* **Exercise prompt**: Extract, unchanged, every line from the top of the material below through the line with "(c2) at (1817,410)", and no more.
::::
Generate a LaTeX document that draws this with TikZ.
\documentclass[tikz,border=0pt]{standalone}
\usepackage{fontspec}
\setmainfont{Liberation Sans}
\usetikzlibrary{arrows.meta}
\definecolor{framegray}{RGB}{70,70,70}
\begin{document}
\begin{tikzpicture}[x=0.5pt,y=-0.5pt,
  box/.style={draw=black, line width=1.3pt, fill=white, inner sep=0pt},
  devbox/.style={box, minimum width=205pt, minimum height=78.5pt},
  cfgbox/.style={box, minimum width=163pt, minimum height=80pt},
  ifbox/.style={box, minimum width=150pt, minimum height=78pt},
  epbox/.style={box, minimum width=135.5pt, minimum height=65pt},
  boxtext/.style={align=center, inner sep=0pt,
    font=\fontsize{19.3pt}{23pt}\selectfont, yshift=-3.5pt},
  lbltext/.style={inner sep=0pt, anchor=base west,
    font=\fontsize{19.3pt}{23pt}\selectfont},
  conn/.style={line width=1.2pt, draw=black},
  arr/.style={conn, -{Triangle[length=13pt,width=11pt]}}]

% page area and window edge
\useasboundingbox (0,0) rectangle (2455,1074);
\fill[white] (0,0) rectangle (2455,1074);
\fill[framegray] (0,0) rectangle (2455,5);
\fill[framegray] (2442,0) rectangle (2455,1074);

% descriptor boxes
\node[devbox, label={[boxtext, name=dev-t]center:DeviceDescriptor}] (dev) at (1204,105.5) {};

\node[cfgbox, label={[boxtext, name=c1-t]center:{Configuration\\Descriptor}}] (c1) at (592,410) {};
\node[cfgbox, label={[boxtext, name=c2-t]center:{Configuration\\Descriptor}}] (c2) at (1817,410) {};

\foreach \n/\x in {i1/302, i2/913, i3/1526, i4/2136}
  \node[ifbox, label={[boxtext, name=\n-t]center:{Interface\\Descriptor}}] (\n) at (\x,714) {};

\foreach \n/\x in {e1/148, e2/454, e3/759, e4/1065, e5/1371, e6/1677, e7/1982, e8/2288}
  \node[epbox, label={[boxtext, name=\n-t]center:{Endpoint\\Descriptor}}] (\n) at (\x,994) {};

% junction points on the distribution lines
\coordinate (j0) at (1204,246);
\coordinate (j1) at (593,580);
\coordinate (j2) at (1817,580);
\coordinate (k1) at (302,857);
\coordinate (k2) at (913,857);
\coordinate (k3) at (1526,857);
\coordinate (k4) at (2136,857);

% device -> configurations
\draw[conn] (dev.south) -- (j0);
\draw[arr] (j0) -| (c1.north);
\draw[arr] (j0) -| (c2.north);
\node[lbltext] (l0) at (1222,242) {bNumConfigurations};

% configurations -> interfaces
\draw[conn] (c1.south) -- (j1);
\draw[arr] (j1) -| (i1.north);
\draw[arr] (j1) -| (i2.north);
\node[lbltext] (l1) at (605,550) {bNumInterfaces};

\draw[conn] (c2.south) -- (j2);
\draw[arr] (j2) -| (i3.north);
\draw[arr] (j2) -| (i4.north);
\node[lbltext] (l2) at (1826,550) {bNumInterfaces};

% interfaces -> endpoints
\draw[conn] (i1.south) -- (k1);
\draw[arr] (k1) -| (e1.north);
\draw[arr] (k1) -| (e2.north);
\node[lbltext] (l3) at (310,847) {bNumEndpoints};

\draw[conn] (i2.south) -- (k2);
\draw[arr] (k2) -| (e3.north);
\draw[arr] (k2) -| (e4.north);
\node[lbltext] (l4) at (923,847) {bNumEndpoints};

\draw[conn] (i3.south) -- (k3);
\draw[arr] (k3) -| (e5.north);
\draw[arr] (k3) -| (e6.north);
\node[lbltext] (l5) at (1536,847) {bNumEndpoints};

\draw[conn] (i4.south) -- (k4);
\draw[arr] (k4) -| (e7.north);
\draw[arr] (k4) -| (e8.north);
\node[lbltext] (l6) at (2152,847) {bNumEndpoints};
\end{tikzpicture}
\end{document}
::::
* **Response**:
Generate a LaTeX document that draws this with TikZ.
\documentclass[tikz,border=0pt]{standalone}
\usepackage{fontspec}
\setmainfont{Liberation Sans}
\usetikzlibrary{arrows.meta}
\definecolor{framegray}{RGB}{70,70,70}
\begin{document}
\begin{tikzpicture}[x=0.5pt,y=-0.5pt,
  box/.style={draw=black, line width=1.3pt, fill=white, inner sep=0pt},
  devbox/.style={box, minimum width=205pt, minimum height=78.5pt},
  cfgbox/.style={box, minimum width=163pt, minimum height=80pt},
  ifbox/.style={box, minimum width=150pt, minimum height=78pt},
  epbox/.style={box, minimum width=135.5pt, minimum height=65pt},
  boxtext/.style={align=center, inner sep=0pt,
    font=\fontsize{19.3pt}{23pt}\selectfont, yshift=-3.5pt},
  lbltext/.style={inner sep=0pt, anchor=base west,
    font=\fontsize{19.3pt}{23pt}\selectfont},
  conn/.style={line width=1.2pt, draw=black},
  arr/.style={conn, -{Triangle[length=13pt,width=11pt]}}]

% page area and window edge
\useasboundingbox (0,0) rectangle (2455,1074);
\fill[white] (0,0) rectangle (2455,1074);
\fill[framegray] (0,0) rectangle (2455,5);
\fill[framegray] (2442,0) rectangle (2455,1074);

% descriptor boxes
\node[devbox, label={[boxtext, name=dev-t]center:DeviceDescriptor}] (dev) at (1204,105.5) {};

\node[cfgbox, label={[boxtext, name=c1-t]center:{Configuration\\Descriptor}}] (c1) at (592,410) {};
\node[cfgbox, label={[boxtext, name=c2-t]center:{Configuration\\Descriptor}}] (c2) at (1817,410) {};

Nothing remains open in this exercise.